The Inception of a U.S. Parliament

The two houses of Congress would be merged into one unicameral Parliament, with a fixed number of seats, perhaps 501. Elections would be held every 4 years. Each state would be awarded a number of seats based on population size, in the same way as the present electoral college awards votes for President based on population size. Each vote in the Parliament would be decided by means of a simple majority, with the exception of a vote of no confidence in the President or the governing party or coalition, which would be decided by a two-thirds majority. Filibustering would be removed as a tool entirely.

The Usage of a Mixed Personal and Party Vote – The Party-List Ballot

One of the common objections to a political system that is based on political parties, as opposed to individual politicians, is that such a system takes away the ability of the voter to vote for a politician that he or she particularly likes. This problem can be remedied by the party-list ballot. In such a system, the voter takes a ballot for the party that he or she likes, and on that ballot, the party has listed the politicians that it considers best suited for the job of being a member of Parliament. The party lists politicians in order, 1, 2, 3, and so on. Any politician on the list can be ticked off, and the vote would go to that party, and that specific politician who has been ticked off. If the voter chooses not to tick an individual off, the vote goes to the party, and the person who is number 1 on the party’s list. When all the votes are counted, the voters may have defied the choices of the party, and number 1 and 2 on the list, may have been exchanged for number 5 and 12 as the party’s representatives in Parliament.

End the Role of Money in U.S. Politics

As I wrote in my last post, the ability of individuals, corporations and organizations to make large contributions directly to individual politicians is making a mockery of the political process. All such contributions must be made illegal immediately. Period. Political advertising on TV and elsewhere must also be ended, and campaigns should be conducted purely through debates in the media. Each political party would be given a set amount of money from U.S. taxpayers, end of story.

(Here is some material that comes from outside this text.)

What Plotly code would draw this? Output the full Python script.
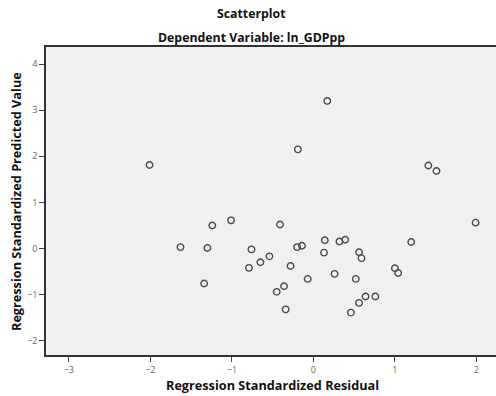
import plotly.graph_objects as go

residual = [-2.01, 0.17, -0.19, 1.41, 1.51, -1.24, -1.01, -0.41, -1.63, -1.30,
            -0.76, -0.54, -0.65, -0.79, -1.34, -0.45, 1.99, -0.20, -0.14, 0.14,
            0.32, 0.39, 1.20, 0.13, 0.56, 0.59, -0.28, 1.00, 1.04, -0.07,
            0.26, 0.52, -0.36, 0.64, 0.76, 0.56, -0.34, 0.46]
predicted = [1.81, 3.20, 2.15, 1.80, 1.68, 0.50, 0.61, 0.52, 0.03, 0.01,
             -0.02, -0.17, -0.30, -0.42, -0.76, -0.94, 0.56, 0.03, 0.06, 0.18,
             0.15, 0.19, 0.14, -0.09, -0.08, -0.21, -0.38, -0.43, -0.53, -0.66,
             -0.55, -0.66, -0.82, -1.04, -1.04, -1.18, -1.32, -1.39]
x_ticks = [-3, -2, -1, 0, 1, 2]
y_ticks = [-2, -1, 0, 1, 2, 3, 4]

fig = go.Figure(go.Scatter(
    x=residual, y=predicted, mode="markers",
    marker=dict(symbol="circle-open", size=6.5, color="#4a4a4a", line=dict(width=1.4)),
    hoverinfo="skip"))

font = "Open Sans"
L, R, T, B = 46, 0, 47, 41
W, H = 496, 396
PW, PH = W - L - R, H - T - B


def px(x):
    return (x - L) / PW


def py(y):
    return (H - B - y) / PH


tfont = dict(family=font, size=12.3, color="#111")
afont = dict(family=font, size=12.7, color="#111")
fig.update_layout(
    width=W, height=H,
    margin=dict(l=L, r=R, t=T, b=B, autoexpand=False),
    paper_bgcolor="white", plot_bgcolor="#f0f0f0",
    showlegend=False,
    annotations=[
        dict(text="<b>Scatterplot</b>", xref="paper", yref="paper", x=px(251), y=py(14),
             xanchor="center", yanchor="middle", showarrow=False, font=tfont),
        dict(text="<b>Dependent Variable: ln_GDPpp</b>", xref="paper", yref="paper", x=px(251),
             y=py(38), xanchor="center", yanchor="middle", showarrow=False, font=tfont),
        dict(text="<b>Regression Standardized Predicted Value</b>", xref="paper", yref="paper",
             x=px(16), y=py(202), xanchor="center", yanchor="middle", textangle=-90,
             showarrow=False, font=afont),
        dict(text="<b>Regression Standardized Residual</b>", xref="paper", yref="paper",
             x=px(272), y=py(385), xanchor="center", yanchor="middle",
             showarrow=False, font=afont),
    ],
)
axis_style = dict(ticks="outside", ticklen=5, tickwidth=1, tickcolor="#444", showgrid=False,
                  zeroline=False, showline=True, linecolor="#333", linewidth=1.5, mirror=True,
                  tickfont=dict(family=font, size=9, color="#666"), automargin=False)
fig.update_xaxes(range=[-3.28, 2.24], tickvals=x_ticks, **axis_style)
fig.update_yaxes(range=[-2.31, 4.37], tickvals=y_ticks, **axis_style)
fig.write_html("out.html", config={"displayModeBar": False},
               post_script="document.body.style.margin='0px';document.body.style.overflow='hidden';")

Decrease the Power of the President

There’s really only one appropriate word to describe someone who is head of state, head of government and commander-in-chief: King. No other modern country has this configuration, and for very good reasons. To give one man such vast powers is simply dangerous, and as we have seen during the last 8 years, it can have truly disastrous consequences. However the role of the President would be changed, at least one of the three roles would have to be given to someone else in order to safeguard the country against a semi-dictatorship.

Increase Voter Participation by Practical Means

The main reasons behind the fact that voter turnout is the lowest in the U.S. among all industrialized countries is obviously that there is no point for most people to vote because there is no proportional representation. But there is also large-scale voter-suppression, fraud and other tactics that keep voters away. This must obviously be dealt with mercilessly. In addition, there is a number of practical measures that can be taken to make it easier for people to vote, such as:

- conduct all voting on Sundays

- automatically register every U.S. citizen as a voter on the person’s 18th birthday

- create a national ID card which is sent to every U.S. citizen when the person turns 18

- allow mail-in ballots in every election

- End all electronic voting and create completely uncomplicated, nationally standardized paper ballots

If you agree with me, spread the word. If you disagree with me, leave a comment. (You can also leave a comment if you agree with me)


Billy said...

I like this country you describe. Know where I can find it?

The manifesto is a good starting point, but how does one go about actually enacting such a fundamental change? It's mind boggling even to think of it.

Jacob said...

Thank you for your comment Billy. I have eluded to some strategies before, and I think that the best way to go about it in the U.S. is to build on the political history.

There once was proportional representation in many cities and municipalities, but they were largely gotten rid of by the 1950s. Some important examples are New York City and various parts of Ohio.

I believe it would be possible to enact democratic change on a local level which could then spread over time to the national level. That seems to be one of the few ways to get structural change in this country. You can see this process happening with healthcare today, where the process could be argued to have started locally in Vermont, California and MA.

On another note, the current U.S. system, I believe, is very similar to the semi-democratic systems that existed in Europe in the 19th century, such as the "guilds parliaments", where different sectors of society could send representatives to parliament and gain a small amount of influence, although the nobility and the king always had the last word. The U.S. is not a country of people power, but I believe it is inevitable that it one day will be.

It was once thought to be impossible in many other places, until it was no more.